I'm trying to decide who we will tell about the IVF. At this point my parents, my brother, my sister-in-law, my best friend and a few close work friends know. We haven't even told T's parents yet although they knew we were doing the IUI's. I struggle with it because on one hand, I like people to know and understand what we are going through but I also don't want everyone constantly asking me how we are doing and when things are starting. I'm also concerned that IVF is not a "legitimate illness" that I can take sick time off for. I don't have enough vacation time to use and really, it is medical procedures so why shouldn't I be able to take "sick time" for them? Dr. N told me to take a week off after the retrieval to recover and be available for a 5 day transfer plus a few days to relax after that. Makes sense to me! I'm not sure I will tell my supervisor and then just get a note from my family doctor saying that I need the time off. Although I'm sure she would be totally supportive, it's the manager above her that could make my life difficult if she finds out. Kind of a dilemma as up until now I've been open with my supervisor about all of this. I just don't want to get screwed over and end up on un-paid leave when I have tons of paid sick hours I could use. I guess I have a bit of time to figure it out!
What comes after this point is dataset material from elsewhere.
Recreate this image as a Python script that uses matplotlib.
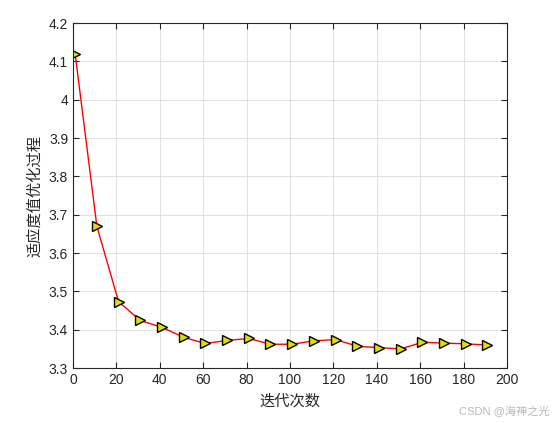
import numpy as np
import matplotlib.pyplot as plt

plt.rcParams['font.family'] = ['Liberation Sans', 'Noto Sans CJK SC', 'DejaVu Sans']

# 迭代次数与适应度值
iters = [1, 11, 21, 31, 41, 51, 61, 71, 81, 91, 101, 111, 121, 131, 141, 151, 161, 171, 181, 191]
fitness = [4.119, 3.670, 3.473, 3.424, 3.406, 3.380, 3.364, 3.372, 3.377, 3.362,
           3.362, 3.371, 3.374, 3.357, 3.353, 3.350, 3.367, 3.365, 3.363, 3.360]

fig = plt.figure(figsize=(5.58, 4.23), dpi=100)
ax = fig.add_axes([0.1308, 0.130, 0.7778, 0.8156])

ax.plot(iters, fitness, color='red', linewidth=1.0, marker='>', markersize=7.5,
        markerfacecolor='#e0e000', markeredgecolor='black', markeredgewidth=1.0)

ax.set_xlim(0, 200)
ax.set_ylim(3.3, 4.2)
ax.set_xticks(np.arange(0, 201, 20))
ax.set_yticks(np.arange(3.3, 4.21, 0.1))
ax.set_yticklabels(['3.3', '3.4', '3.5', '3.6', '3.7', '3.8', '3.9', '4', '4.1', '4.2'])
ax.grid(True, color='#dadada', linewidth=0.6)
ax.tick_params(direction='in', top=True, right=True, labelsize=10, length=4,
               colors='#262626')
for s in ax.spines.values():
    s.set_linewidth(0.8)
    s.set_color('#262626')

ax.set_xlabel('迭代次数', family=['Noto Sans CJK SC'], fontsize=11, color='#262626')
ax.set_ylabel('适应度值优化过程', family=['Noto Sans CJK SC'], fontsize=11, color='#262626')

fig.text(0.985, 0.015, 'CSDN @海神之光', ha='right', va='bottom', color='#b8b8b8',
         fontsize=8, family=['Liberation Sans', 'Noto Sans CJK SC'])

fig.savefig('out.png', dpi=100)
We went to visit my grandma yesterday (she is the only surviving grandparent between T and I!) and it was so great. She lives about an hour from us so I don't see her too much although I really should make a point of going out there more. She is such a sweet and generous woman. It makes me sad to think that there is a strong possibility that she will not be alive by the time we have a baby as her health is failing. I am sad that our child(ren) will likely never know her. Some of my best memories are from at her farm when I was young, playing in the barn, walking in the forest behind her property and eating her delicious baking. We haven't told her of our struggles as she gets really emotional these days but I'm guessing she suspects that we are having trouble conceiving. Man oh man I hope this IVF works! I'd just love to have one picture of her holding our baby!
On a more positive note, I had my TSH and Prolactin levels drawn again as they were "borderline" last time and this time they are completely normal. Yeah! One less thing to worry about.